→ Records:
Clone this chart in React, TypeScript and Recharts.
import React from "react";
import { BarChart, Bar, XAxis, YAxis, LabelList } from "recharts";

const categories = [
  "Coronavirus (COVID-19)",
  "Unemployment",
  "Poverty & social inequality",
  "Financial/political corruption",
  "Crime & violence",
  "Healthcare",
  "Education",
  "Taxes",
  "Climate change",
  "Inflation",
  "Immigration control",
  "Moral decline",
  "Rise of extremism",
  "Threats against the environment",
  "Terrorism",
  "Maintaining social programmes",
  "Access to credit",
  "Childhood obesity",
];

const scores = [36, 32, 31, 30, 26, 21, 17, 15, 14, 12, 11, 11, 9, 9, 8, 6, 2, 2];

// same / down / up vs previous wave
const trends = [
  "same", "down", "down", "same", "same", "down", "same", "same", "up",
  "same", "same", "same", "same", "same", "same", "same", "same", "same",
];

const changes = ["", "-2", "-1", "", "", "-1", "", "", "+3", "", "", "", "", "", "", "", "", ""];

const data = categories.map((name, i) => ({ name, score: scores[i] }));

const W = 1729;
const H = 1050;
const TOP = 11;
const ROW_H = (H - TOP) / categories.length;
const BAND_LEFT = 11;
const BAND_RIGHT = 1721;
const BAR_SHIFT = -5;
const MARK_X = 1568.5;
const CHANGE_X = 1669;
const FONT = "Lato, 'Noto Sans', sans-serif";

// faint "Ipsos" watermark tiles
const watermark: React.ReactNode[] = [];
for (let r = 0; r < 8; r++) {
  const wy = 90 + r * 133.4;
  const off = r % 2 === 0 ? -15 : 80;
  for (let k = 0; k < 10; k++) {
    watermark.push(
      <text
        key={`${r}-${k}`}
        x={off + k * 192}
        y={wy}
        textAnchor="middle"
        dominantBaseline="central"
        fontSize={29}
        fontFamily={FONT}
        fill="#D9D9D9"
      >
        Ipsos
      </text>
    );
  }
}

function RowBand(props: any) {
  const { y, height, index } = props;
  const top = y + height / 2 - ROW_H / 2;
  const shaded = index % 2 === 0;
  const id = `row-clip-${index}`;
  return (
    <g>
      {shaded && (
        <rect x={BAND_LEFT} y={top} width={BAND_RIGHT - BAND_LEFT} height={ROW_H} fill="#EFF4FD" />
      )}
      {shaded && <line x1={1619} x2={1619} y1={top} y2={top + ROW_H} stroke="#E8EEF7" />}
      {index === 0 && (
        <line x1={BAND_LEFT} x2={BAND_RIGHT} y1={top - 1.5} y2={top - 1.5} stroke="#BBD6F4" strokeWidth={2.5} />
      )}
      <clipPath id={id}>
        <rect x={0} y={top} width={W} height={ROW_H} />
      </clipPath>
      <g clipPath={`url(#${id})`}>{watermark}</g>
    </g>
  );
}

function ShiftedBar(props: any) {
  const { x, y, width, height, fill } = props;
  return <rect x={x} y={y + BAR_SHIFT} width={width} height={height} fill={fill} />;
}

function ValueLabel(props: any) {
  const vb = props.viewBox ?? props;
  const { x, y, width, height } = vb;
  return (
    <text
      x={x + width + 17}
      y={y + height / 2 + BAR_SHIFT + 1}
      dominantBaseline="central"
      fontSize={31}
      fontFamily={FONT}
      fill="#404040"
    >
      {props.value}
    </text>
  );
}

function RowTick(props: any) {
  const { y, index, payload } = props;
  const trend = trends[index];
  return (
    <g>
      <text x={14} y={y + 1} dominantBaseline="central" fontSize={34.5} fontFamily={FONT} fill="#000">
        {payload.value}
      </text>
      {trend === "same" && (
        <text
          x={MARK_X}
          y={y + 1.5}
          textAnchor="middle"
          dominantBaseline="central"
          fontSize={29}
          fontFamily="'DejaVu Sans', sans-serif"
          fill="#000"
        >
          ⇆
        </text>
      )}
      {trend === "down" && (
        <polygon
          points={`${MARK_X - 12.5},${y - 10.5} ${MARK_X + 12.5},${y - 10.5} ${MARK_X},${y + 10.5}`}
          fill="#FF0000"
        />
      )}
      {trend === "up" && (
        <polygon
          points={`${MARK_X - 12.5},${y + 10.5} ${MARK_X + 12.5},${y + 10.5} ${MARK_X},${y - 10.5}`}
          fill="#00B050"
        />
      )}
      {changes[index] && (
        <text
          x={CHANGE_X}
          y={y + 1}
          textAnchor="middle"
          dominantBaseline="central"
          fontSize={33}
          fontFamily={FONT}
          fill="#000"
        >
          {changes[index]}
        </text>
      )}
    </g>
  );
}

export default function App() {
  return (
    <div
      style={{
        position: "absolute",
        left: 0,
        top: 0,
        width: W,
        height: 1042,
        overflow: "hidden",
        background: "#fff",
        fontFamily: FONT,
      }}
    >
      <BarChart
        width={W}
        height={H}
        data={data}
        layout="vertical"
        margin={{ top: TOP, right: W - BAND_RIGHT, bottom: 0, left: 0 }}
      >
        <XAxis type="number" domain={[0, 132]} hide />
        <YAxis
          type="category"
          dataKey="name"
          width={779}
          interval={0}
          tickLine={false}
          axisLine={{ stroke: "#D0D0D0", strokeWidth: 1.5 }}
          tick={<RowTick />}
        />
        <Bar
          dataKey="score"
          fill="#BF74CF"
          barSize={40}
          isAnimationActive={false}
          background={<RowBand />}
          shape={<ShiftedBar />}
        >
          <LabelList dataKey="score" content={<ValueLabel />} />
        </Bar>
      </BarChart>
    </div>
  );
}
* * *
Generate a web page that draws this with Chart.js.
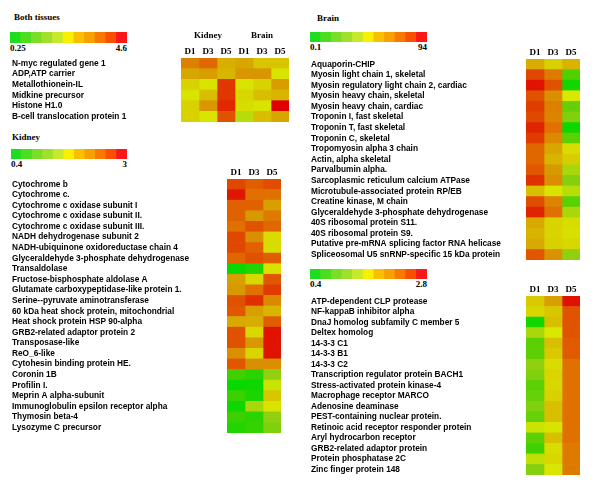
...
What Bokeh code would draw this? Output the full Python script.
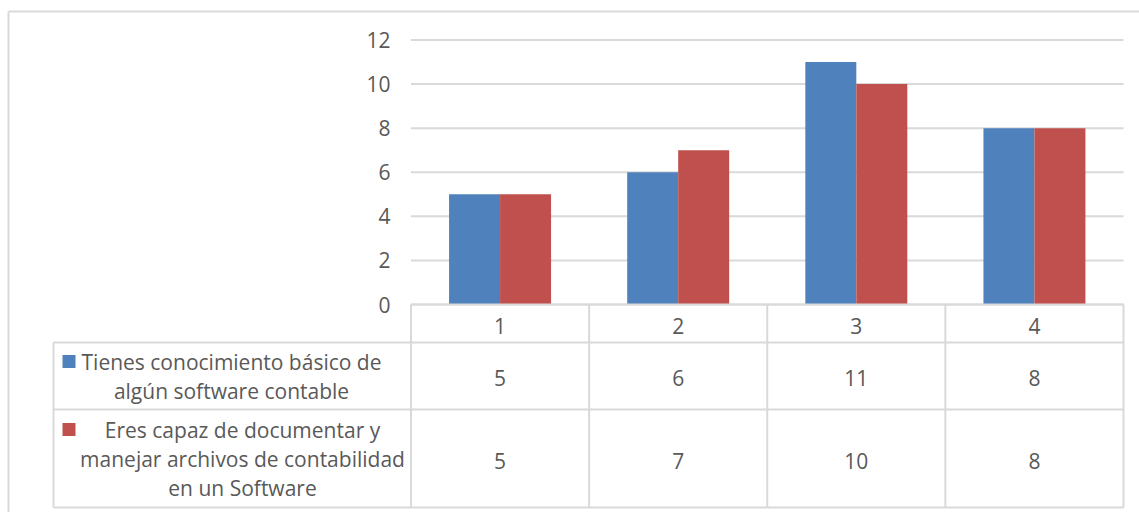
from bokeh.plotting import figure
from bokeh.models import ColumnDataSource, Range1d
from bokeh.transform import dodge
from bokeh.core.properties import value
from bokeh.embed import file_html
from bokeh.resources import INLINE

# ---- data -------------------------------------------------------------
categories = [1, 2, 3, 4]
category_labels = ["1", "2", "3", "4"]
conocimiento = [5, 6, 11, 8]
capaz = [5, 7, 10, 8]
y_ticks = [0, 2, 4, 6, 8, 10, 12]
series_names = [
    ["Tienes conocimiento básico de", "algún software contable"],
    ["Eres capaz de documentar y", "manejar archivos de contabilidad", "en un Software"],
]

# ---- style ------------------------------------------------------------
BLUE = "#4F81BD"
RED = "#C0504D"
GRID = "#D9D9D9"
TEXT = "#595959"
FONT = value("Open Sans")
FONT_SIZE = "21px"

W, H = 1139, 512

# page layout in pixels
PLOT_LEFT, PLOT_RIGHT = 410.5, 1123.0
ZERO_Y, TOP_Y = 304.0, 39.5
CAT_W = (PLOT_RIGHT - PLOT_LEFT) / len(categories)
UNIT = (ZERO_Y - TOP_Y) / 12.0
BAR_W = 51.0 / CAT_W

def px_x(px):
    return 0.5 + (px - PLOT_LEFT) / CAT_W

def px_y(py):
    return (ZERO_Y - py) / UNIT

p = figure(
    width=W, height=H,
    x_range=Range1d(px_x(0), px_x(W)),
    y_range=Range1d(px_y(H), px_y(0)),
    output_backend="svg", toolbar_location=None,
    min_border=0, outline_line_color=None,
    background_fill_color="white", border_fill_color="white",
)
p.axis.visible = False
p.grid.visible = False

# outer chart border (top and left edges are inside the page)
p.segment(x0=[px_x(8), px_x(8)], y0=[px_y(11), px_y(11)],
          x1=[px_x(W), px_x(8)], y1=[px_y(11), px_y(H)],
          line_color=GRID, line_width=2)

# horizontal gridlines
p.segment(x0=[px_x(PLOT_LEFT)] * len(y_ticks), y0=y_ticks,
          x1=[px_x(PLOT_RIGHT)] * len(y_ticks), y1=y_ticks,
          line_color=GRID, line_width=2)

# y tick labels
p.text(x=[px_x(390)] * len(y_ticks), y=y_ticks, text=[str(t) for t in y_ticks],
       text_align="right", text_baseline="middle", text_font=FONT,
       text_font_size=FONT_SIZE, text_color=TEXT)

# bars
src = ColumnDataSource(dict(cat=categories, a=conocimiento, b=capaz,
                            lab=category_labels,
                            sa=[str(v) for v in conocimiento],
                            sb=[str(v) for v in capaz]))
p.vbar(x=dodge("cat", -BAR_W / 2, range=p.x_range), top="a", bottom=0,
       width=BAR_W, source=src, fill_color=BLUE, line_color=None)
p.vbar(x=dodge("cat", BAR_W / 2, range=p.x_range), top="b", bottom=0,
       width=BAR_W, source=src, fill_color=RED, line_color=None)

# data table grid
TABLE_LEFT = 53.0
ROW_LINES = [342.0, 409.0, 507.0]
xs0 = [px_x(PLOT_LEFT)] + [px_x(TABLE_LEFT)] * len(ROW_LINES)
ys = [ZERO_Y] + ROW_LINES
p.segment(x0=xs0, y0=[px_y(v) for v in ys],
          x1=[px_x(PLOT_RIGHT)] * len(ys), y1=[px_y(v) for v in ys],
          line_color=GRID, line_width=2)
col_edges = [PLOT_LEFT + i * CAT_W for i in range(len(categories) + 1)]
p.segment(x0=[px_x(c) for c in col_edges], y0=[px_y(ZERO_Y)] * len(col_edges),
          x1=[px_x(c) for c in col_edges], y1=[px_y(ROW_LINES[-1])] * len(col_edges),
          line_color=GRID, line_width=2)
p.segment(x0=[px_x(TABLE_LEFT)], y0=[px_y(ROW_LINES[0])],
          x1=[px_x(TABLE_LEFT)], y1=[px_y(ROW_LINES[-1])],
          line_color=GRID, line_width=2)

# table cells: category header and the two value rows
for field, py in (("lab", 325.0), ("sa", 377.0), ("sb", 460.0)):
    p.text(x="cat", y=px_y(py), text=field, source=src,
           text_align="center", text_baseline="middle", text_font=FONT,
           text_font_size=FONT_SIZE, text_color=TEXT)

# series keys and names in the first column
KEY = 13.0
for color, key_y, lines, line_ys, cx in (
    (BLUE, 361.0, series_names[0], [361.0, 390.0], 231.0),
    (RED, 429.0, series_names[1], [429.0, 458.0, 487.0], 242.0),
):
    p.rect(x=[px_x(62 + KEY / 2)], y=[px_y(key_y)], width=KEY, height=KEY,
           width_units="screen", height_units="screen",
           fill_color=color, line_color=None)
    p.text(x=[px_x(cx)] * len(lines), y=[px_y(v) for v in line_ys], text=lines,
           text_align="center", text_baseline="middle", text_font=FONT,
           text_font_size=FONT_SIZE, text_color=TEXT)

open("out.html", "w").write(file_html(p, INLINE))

→ Task: Repeat exactly, and only, the lines between the line holding "What Bokeh code" and the line holding "from bokeh.resources import INLINE", inclusive, leaving pictures out.

→ Output of the task:
What Bokeh code would draw this? Output the full Python script.
from bokeh.plotting import figure
from bokeh.models import ColumnDataSource, Range1d
from bokeh.transform import dodge
from bokeh.core.properties import value
from bokeh.embed import file_html
from bokeh.resources import INLINE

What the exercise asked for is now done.